The story, published in February 2002, said that bank accounts associated with a number of prominent Saudi citizens, including Mr Jameel’s family and its businesses, had been monitored by Saudi authorities at the request of US authorities to ensure no money was provided intentionally or knowingly to support terrorists.
Lord Hoffman, giving the lead judgment, said that the article was a perfect example of journalism for which the public interest defence should be available.
It was for judges to apply the public interest test but that publication easily passed that test, he said. Its thrust was to inform the public that the Saudis were cooperating with the US Treasury and monitoring accounts. "It was a serious contribution in measured tone to a subject of very considerable importance."
It could not be proved true because the existence of covert surveillance would be impossible to prove by evidence in open court. But that did not mean it did not happen.
The newspaper was entitled to report even serious defamations against individuals, so long as they "made a real contribution to the public interest element in the article".
The ruling also said that judges, with "leisure and hindsight" should not second-guess editorial decisions made in busy newsrooms.
The key test was whether a media organisation or newspaper acted fairly and responsibly in gathering and publishing the information, the judges said.
If the reporter and editor did so, and the information was of public importance, then the fact that it contained relevant but defamatory allegations against prominent people would not permit them to recover libel damages.
Baroness Hale of Richmond in her judgment said: "We need more such serious journalism in this country and our defamation law should encourage rather than discourage it."
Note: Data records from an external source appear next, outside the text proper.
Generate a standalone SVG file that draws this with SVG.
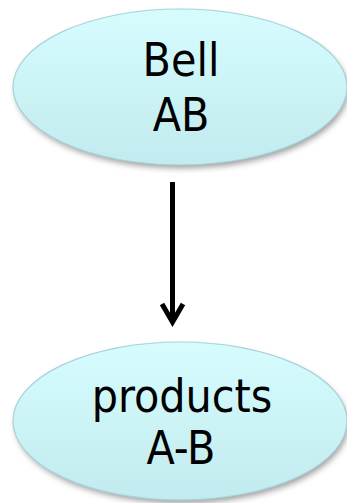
<svg xmlns="http://www.w3.org/2000/svg" width="347" height="503" viewBox="0 0 347 503">
  <defs>
    <linearGradient id="bubble" x1="0" y1="0" x2="0" y2="1">
      <stop offset="0" stop-color="#D6FCFE"/>
      <stop offset="1" stop-color="#C2EBEF"/>
    </linearGradient>
    <filter id="soft" x="-10%" y="-20%" width="120%" height="140%">
      <feGaussianBlur stdDeviation="3"/>
    </filter>
  </defs>
  <style>
    .shade { fill: #000; fill-opacity: 0.4; filter: url(#soft); }
    .bubble { stroke: #A8D2D8; stroke-width: 1.2; }
    .label { font-family: "DejaVu Sans Condensed", "DejaVu Sans", sans-serif; font-stretch: condensed; font-size: 46px; fill: #000; text-anchor: middle; }
    .edge { fill: none; stroke: #000; stroke-width: 5; stroke-linejoin: miter; }
  </style>

  <g id="node-bell">
    <ellipse class="shade" cx="182" cy="91" rx="166" ry="77"/>
    <ellipse class="bubble" fill="url(#bubble)" cx="180" cy="87" rx="167" ry="78"/>
    <text class="label" x="181" y="76">Bell</text>
    <text class="label" x="181" y="131">AB</text>
  </g>

  <g id="node-products">
    <ellipse class="shade" cx="182" cy="425" rx="166" ry="78"/>
    <ellipse class="bubble" fill="url(#bubble)" cx="180" cy="421" rx="167" ry="79"/>
    <text class="label" x="182" y="412">products</text>
    <text class="label" x="181" y="464">A-B</text>
  </g>

  <g id="connectors">
    <line class="edge" x1="172.5" y1="182" x2="172.5" y2="322"/>
    <polyline class="edge" points="162,304 172.5,322 183,304"/>
  </g>
</svg>
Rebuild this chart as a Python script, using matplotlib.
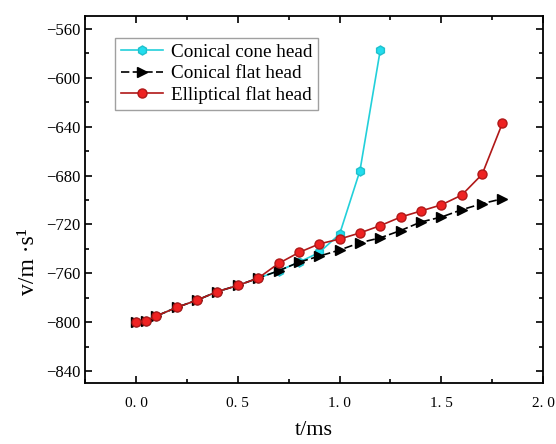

Geoffrey Robertson, QC, author of Media Law, the standard textbook, who argued the case for the Journal, said: "The decision provides the media in Britain with an increased freedom to publish newsworthy stories.
"This is not a licence for irresponsible journalism. It frees investigative journalism from the chilling effect of libel actions, so long as the treatment is not sensational and the editorial behaviour is responsible.
"It will enable, and indeed encourage, editors to place more information into the public domain than at present.
"The decision is an important step in moving freedom of speech closer to that enjoyed by the US media under the First Amendment."
Dan Tench, a media partner at Olswang, said: "The judgment has enormous significance for serious journalism. Previously, the focus of libel hearings defended on the basis of the Reynolds defence was always on the newspaper, which faced an uphill struggle to demonstrate that it had acted responsibly.
"But following today’s ruling, it seems that as long as a publisher can show that it was writing serious journalism that engages the genuine public interest and so deserves to be protected, the focus will shift onto the claimant, who will need to prove not only that there were serious defects in the way the article was put together but also that those defects realistically led to the article as published being unfair."
Mr Jameel issued a statement today emphasising that he had only ever been interested in clearing his name.
Mr Jameel, whose £5.4 million gift saw the opening last week of the Victoria and Albert Museum’s new gallery of Islamic Art, said: "What the Wall Street Journal wrote in February 2002 was that the bank accounts of the ALJ Group were being monitored at the request of the US authorities.
"That was not true. Mr Justice Eady and the Court of Appeal ruled that I was libelled. The House of Lords ruled that I was not because it was reasonable for the Wall Street Journal Europe to print something that was false. So be it. I was only ever interested in proving that the allegations were untrue."